Dealing with homesickness in Belgium

Hello everyone,

Being an expat in Belgium can turn out to be a wonderful human, social or professional adventure... with potential moments of nostalgia and homesickness along the way.

What are your personal tips to prevent homesickness?

How do you deal with such feelings?

Are there shops or stores offering products from your home country in Belgium? Or maybe venues with music and ambiance from your homeland?

Thanks for sharing your experience,


Hello Priscilla,

I think your question is a little wobbly. Because expatriation is voluntary. We always have at one time or another some blues. Even for me, although Belgian, I regret some things in the countries where I stayed. So in conclusion, for me, if you feel good in your head, you feel good everywhere....

Some people really have a hard time dealing with homesickness, especially if they were almost never away from home before their expatriation, or migration for that matter.

In the beginning, I dealt with it by having a baby right away :-O

And while pregnant, went on studying the language, trained for future work, reading about stuff I needed to know about having a baby in Belgium and just being busy learning new things about my new country.

I did and still do volunteer work for various organizations, go to school for whatever course fancies me, join art groups, follow dance lessons, play badminton at the local sport center, visit "rommelmarkten", organize trips with friends to a Belgian city every now and then, invite friends for "karaoke" afternoons, or just have tea in some quirky cafe, go to Saturday/Sunday markets, take nature walks, grab the bike for a quick roundabout trip...

There are so many things to do, your imagination is the only limit.

So get out there and have fun, that's the best pill against homesickness.

Belgium is an awesome country. I had no homesickness because I don't like my home country, the USA. I prefer Belgium. The language and culture barriers are difficult, so find some other expats living in Belgium who are usually found at your workplace.

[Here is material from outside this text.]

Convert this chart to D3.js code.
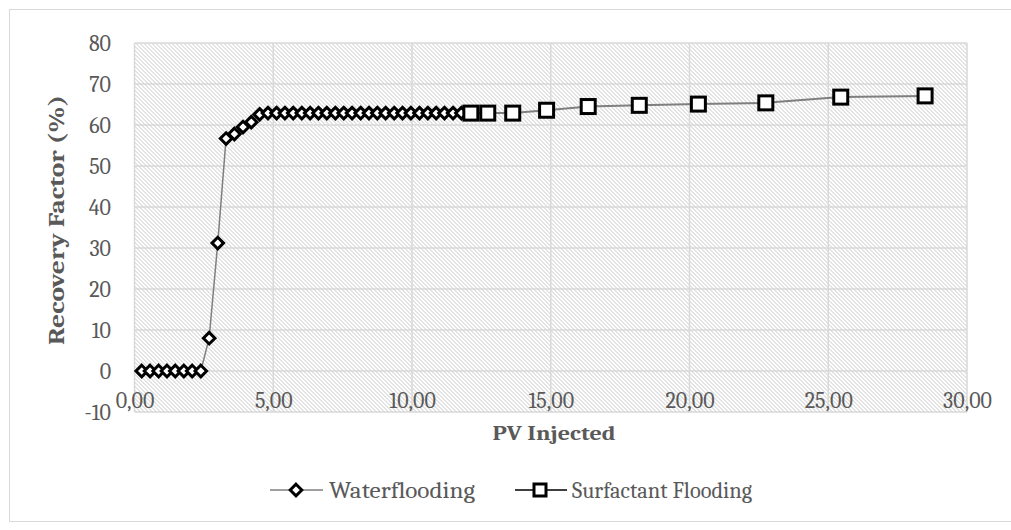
<!DOCTYPE html>
<html>
<head>
<meta charset="utf-8">
<script src="https://cdn.jsdelivr.net/npm/d3@7"></script>
<style>
  html, body { margin: 0; padding: 0; background: #ffffff; }
  svg { display: block; }
</style>
</head>
<body>
<svg id="chart" width="1011" height="530"></svg>
<script>
// PV injected / recovery factor (%) for the waterflood stage
const waterPV = [0.26, 0.56, 0.87, 1.17, 1.47, 1.78, 2.08, 2.39, 2.69, 3.00,
  3.30, 3.60, 3.91, 4.21, 4.51, 4.81, 5.12, 5.42, 5.72, 6.03, 6.33, 6.63,
  6.93, 7.24, 7.54, 7.84, 8.15, 8.45, 8.75, 9.05, 9.36, 9.66, 9.96, 10.27,
  10.57, 10.87, 11.17, 11.48, 11.78];
const waterRF = [0, 0, 0, 0, 0, 0, 0, 0, 8.0, 31.2,
  56.7, 57.8, 59.5, 60.7, 62.6, 62.9, 62.9, 62.9, 62.9, 62.9, 62.9, 62.9,
  62.9, 62.9, 62.9, 62.9, 62.9, 62.9, 62.9, 62.9, 62.9, 62.9, 62.9, 62.9,
  62.9, 62.9, 62.9, 62.9, 62.9];

// Surfactant flooding stage
const surfPV = [12.12, 12.73, 13.63, 14.85, 16.35, 18.19, 20.32, 22.75, 25.45, 28.49];
const surfRF = [62.9, 62.9, 62.9, 63.6, 64.5, 64.8, 65.1, 65.4, 66.8, 67.1];

const xTicks = [0, 5, 10, 15, 20, 25, 30];
const yTicks = [-10, 0, 10, 20, 30, 40, 50, 60, 70, 80];
const seriesNames = ["Waterflooding", "Surfactant Flooding"];

const svg = d3.select("#chart");

const x = d3.scaleLinear().domain([0, 30]).range([134.5, 967]);
const y = d3.scaleLinear().domain([-10, 80]).range([412, 43]);

const comma = d3.formatLocale({decimal: ",", thousands: ".", grouping: [3], currency: ["", ""]}).format(".2f");

const serif = "Cambria, 'Liberation Serif', 'DejaVu Serif', serif";
const textGrey = "#595959";
const gridGrey = "#d9d9d9";

// outer chart frame
svg.append("rect")
  .attr("x", 9.5).attr("y", 9.5)
  .attr("width", 1011).attr("height", 512)
  .attr("fill", "#fff").attr("stroke", gridGrey).attr("stroke-width", 1);

// diagonal hatch for the plot area
const defs = svg.append("defs");
const pat = defs.append("pattern")
  .attr("id", "hatch").attr("patternUnits", "userSpaceOnUse")
  .attr("width", 4).attr("height", 4);
pat.append("rect").attr("width", 4).attr("height", 4).attr("fill", "#ffffff");
[[0,0],[1,0],[1,1],[2,1],[2,2],[3,2],[3,3],[0,3]].forEach(([px, py]) => {
  pat.append("rect").attr("x", px).attr("y", py).attr("width", 1).attr("height", 1)
    .attr("fill", "#e3e3e3").attr("shape-rendering", "crispEdges");
});

svg.append("rect")
  .attr("x", x(0)).attr("y", y(80))
  .attr("width", x(30) - x(0)).attr("height", y(-10) - y(80))
  .attr("fill", "url(#hatch)");

// gridlines
const grid = svg.append("g").attr("stroke", gridGrey).attr("stroke-width", 1.5);
grid.selectAll("line.h").data(yTicks).join("line").attr("class", "h")
  .attr("x1", x(0)).attr("x2", x(30))
  .attr("y1", d => y(d)).attr("y2", d => y(d));
grid.selectAll("line.v").data(xTicks).join("line").attr("class", "v")
  .attr("x1", d => x(d)).attr("x2", d => x(d))
  .attr("y1", y(80)).attr("y2", y(-10));

// y axis labels
const yAxis = d3.axisLeft(y).tickValues(yTicks).tickSize(0).tickPadding(0).tickFormat(d => String(d));
const gy = svg.append("g").attr("transform", "translate(111,0)").call(yAxis);
gy.select(".domain").remove();
gy.selectAll("text")
  .attr("font-family", serif).attr("font-size", 22).attr("fill", textGrey)
  .attr("dy", "0.34em");

// x axis labels, drawn just above the bottom edge
const xAxis = d3.axisBottom(x).tickValues(xTicks).tickSize(0).tickPadding(0).tickFormat(comma);
const gx = svg.append("g").attr("transform", "translate(0,408)").call(xAxis);
gx.select(".domain").remove();
gx.selectAll("text")
  .attr("font-family", serif).attr("font-size", 22).attr("fill", textGrey)
  .attr("dy", 0).attr("y", 0);

// axis titles
svg.append("text")
  .attr("x", 554).attr("y", 440)
  .attr("text-anchor", "middle")
  .attr("font-family", serif).attr("font-weight", "bold").attr("font-size", 21)
  .attr("fill", textGrey)
  .attr("textLength", 123).attr("lengthAdjust", "spacingAndGlyphs")
  .text("PV Injected");

svg.append("text")
  .attr("transform", "translate(64,220) rotate(-90)")
  .attr("text-anchor", "middle")
  .attr("font-family", serif).attr("font-weight", "bold").attr("font-size", 22)
  .attr("fill", textGrey)
  .attr("textLength", 250).attr("lengthAdjust", "spacingAndGlyphs")
  .text("Recovery Factor (%)");

// series
const water = waterPV.map((v, i) => [v, waterRF[i]]);
const surf = surfPV.map((v, i) => [v, surfRF[i]]);
const line = d3.line().x(d => x(d[0])).y(d => y(d[1]));

svg.append("path").datum(water)
  .attr("d", line).attr("fill", "none")
  .attr("stroke", "#7f7f7f").attr("stroke-width", 1.5);
svg.append("path").datum(surf)
  .attr("d", line).attr("fill", "none")
  .attr("stroke", "#7f7f7f").attr("stroke-width", 2);

const diamond = d3.symbol().type(d3.symbolDiamond2).size(85);
svg.append("g").selectAll("path").data(water).join("path")
  .attr("transform", d => `translate(${x(d[0])},${y(d[1])})`)
  .attr("d", diamond)
  .attr("fill", "#fff").attr("stroke", "#000").attr("stroke-width", 3);

svg.append("g").selectAll("rect").data(surf).join("rect")
  .attr("x", d => x(d[0]) - 7).attr("y", d => y(d[1]) - 7)
  .attr("width", 14).attr("height", 14)
  .attr("fill", "#fff").attr("stroke", "#000").attr("stroke-width", 3);

// legend
const legY = 490;
const lg1 = svg.append("g").attr("transform", `translate(0,${legY})`);
lg1.append("line").attr("x1", 270).attr("x2", 323).attr("y1", 0).attr("y2", 0)
  .attr("stroke", "#7f7f7f").attr("stroke-width", 1.5);
lg1.append("path").attr("d", diamond).attr("transform", "translate(296,0)")
  .attr("fill", "#fff").attr("stroke", "#000").attr("stroke-width", 3);
lg1.append("text").attr("x", 329).attr("y", 0).attr("dy", "0.35em")
  .attr("font-family", serif).attr("font-size", 22).attr("fill", textGrey)
  .attr("textLength", 146).attr("lengthAdjust", "spacingAndGlyphs")
  .text(seriesNames[0]);

const lg2 = svg.append("g").attr("transform", `translate(0,${legY})`);
lg2.append("line").attr("x1", 515).attr("x2", 567).attr("y1", 0).attr("y2", 0)
  .attr("stroke", "#3f3f3f").attr("stroke-width", 2);
lg2.append("rect").attr("x", 534).attr("y", -6).attr("width", 12).attr("height", 12)
  .attr("fill", "#fff").attr("stroke", "#000").attr("stroke-width", 3);
lg2.append("text").attr("x", 572).attr("y", 0).attr("dy", "0.35em")
  .attr("font-family", serif).attr("font-size", 22).attr("fill", textGrey)
  .attr("textLength", 180).attr("lengthAdjust", "spacingAndGlyphs")
  .text(seriesNames[1]);
</script>
</body>
</html>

In the initial stage, it is always better to mingle more and more with friends and explore new places. Thanks to technology, skype and whatsapp, that allows loved ones to be within your reach at very low cost. I also preferred to go to gym where not only I got to meet new people but also exercising was a stress buster for me.

One of the ways to cope with home sickness is to try to make your host country a bit more like your home country. It is good to try to do things you were doing back home and mingle around.

Of course, keeping in touch with family and friends always helps.

Bottom line, every experience is different and personal. Try to stick with what works best for you and enjoy the new challenge!

how lucky of you of having a baby...right away as you moved to Belgium and in the same time how stupid what you say is.

SO let s see: you brag with the things you do, from having a baby to doing voluntary work and following different courses. But who s paying for all this. You? Oh no. Is that hard working man you have that is keeping your fantasies alive and of course...the government. Who s paying you extra money for that right away baby you had in Belgium.

How smart of you and how pathetic in the same time!

Hi! Thanks for your input, condescending as it is...

But I paid for all of it, thank you... from having work (even while pregnant). And I have never knocked on the door of OCMW, not that it is something to brag about but to be thankful for.

I just have a thirst for knowledge and I really do all those things and more. If you want I can send you some activities that we will soon be doing somewhere in Sint-Niklaas? You would be so welcome, maybe you can also be a volunteer?

I am a volunteer of Provincie Oost-Vlaanderen, Solidagro and more. Check their activities out and you'll see what I mean.

See our previous activity: … n-verslag/

And here are a couple that's coming up in October

in Ghent: … cafe-gent/

in Sint-Niklaas: … ilipijnen/

(that's me on the guitar :-)

And please don't be so judgmental in the future... peace.


Being a volunteer don t get paid. *Or you are volunteer, working and being paid, and a mother in the same time?
Sorry,but I find it hard to believe.

Moderated by Christine last month
Reason : off topic + comments maybe offensive

I was lonely although in a crowd.  Flights to Ireland were expensive in 1985 & it was unheard of to fly back and forth like I can now.  Letters and calls increased my sense of isolation, despite a busy work day. Night times were hard, listening to the sounds of a different place, looking at the skies and wishing I was back in the mother country.  Mam helped me find an english-speaking community called Saint Anthony's in Kraainem and that's where I found my new roots. I guess you need to feel loved and accepted whatever that means for you🙂

Volunteer work is sometimes paid, depending on the size and budget of the organization. I have, in the past been paid as individual volunteer or as a member of a group volunteering. But... that's only work done during my free time. I work full-time in a multinational for almost two decades now, a nine to five job that affords me extra time and energy to do other things in the evenings and weekends. I know it's hard to believe, but that is the fact. :-D I blame it on my ADHD.

Hi Prisicillah,....Thanks for your much wonderful contributions,...imagine i try to date Belgium Lady to keep myself busy!!! this keeps off my homesick!!!